Esta pelo menos é a ideia das palavras do autor de Aparição, num excerto de um documentário realizado por Lauro António, intitulado "Prefácio a Vergílio Ferreira".
Lembro-me de me ter cruzado com o escritor, de sentir a sua imponência física quando, a propósito do centenário de Eça e Os Maias (1988) e no auditório da velhinha Faculdade de Letras (junto ao Palacete Burmester), o ouvi falar sobre uma das questões essenciais ao romance e à narrativa em geral. Em "Os Maias - que tema?" (artigo publicado no livro de Actas do I Encontro Internacional de Queirosianos, editado em 1990, pelas Edições Asa), surgia então a questão do tempo que, nas palavras do criador de Para Sempre e Até ao fim, é um problema que se coloca ao homem ocidental desde que este se questionou sobre si mesmo.
Questionação e consciência das condições da existência, percursos de solidão, história do sentir são eixos filosóficos e estruturantes nas letras e na escrita romanesca e diarística de Vergílio Ferreira.

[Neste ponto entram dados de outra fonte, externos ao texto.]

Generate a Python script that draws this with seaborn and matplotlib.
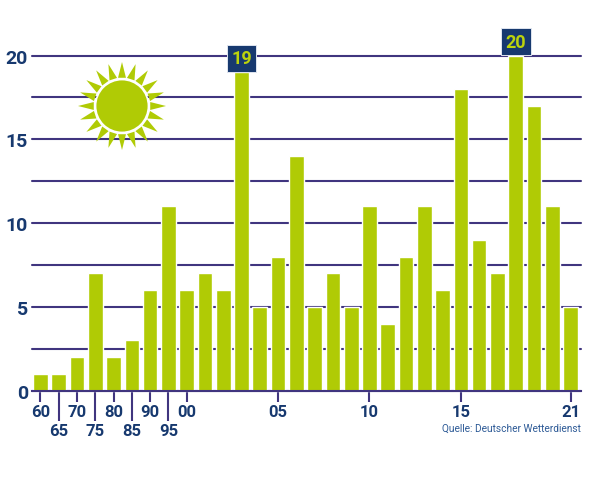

Na busca de sentido do universo; no confronto com o vazio de valores; no percurso de descoberta que se impõe ao 'eu' diante de um mundo, da vida e da morte, surgem as reflexões sobre as motivações e limitações humanas para os actos e para o pensar, sobre o mistério, sobre a arte:
"... são muito complexas
as relações do «real» e do «imaginário».
Mas (...), se uma personagem se nos impõe como tal,
as relações do «real» e do «imaginário».
Mas (...), se uma personagem se nos impõe como tal,
ela existiu mesmo.
E com efeito: que pessoas existiram,
se alguém as não fez existir?
E que diferença fazem no seu real
das que nunca de facto existiram?"
Na revelação a / de si mesmo, na aparição da(s) verdade(s) que compõe(m) a existência, Vergílio Ferreira impõe-se como um dos grandes escritores nacionais do século XX, um problematizador da vida e da sua finitude.
Funda-se assim a grandeza de um homem no reconhecimento de todas as perdas (de Deus, do amor, das suas personagens, do sentido para a existência) e na constatação do absurdo da condição humana, rumando à aceitação do que (nos) é acidental e da grandeza cósmica que a / nos transcende.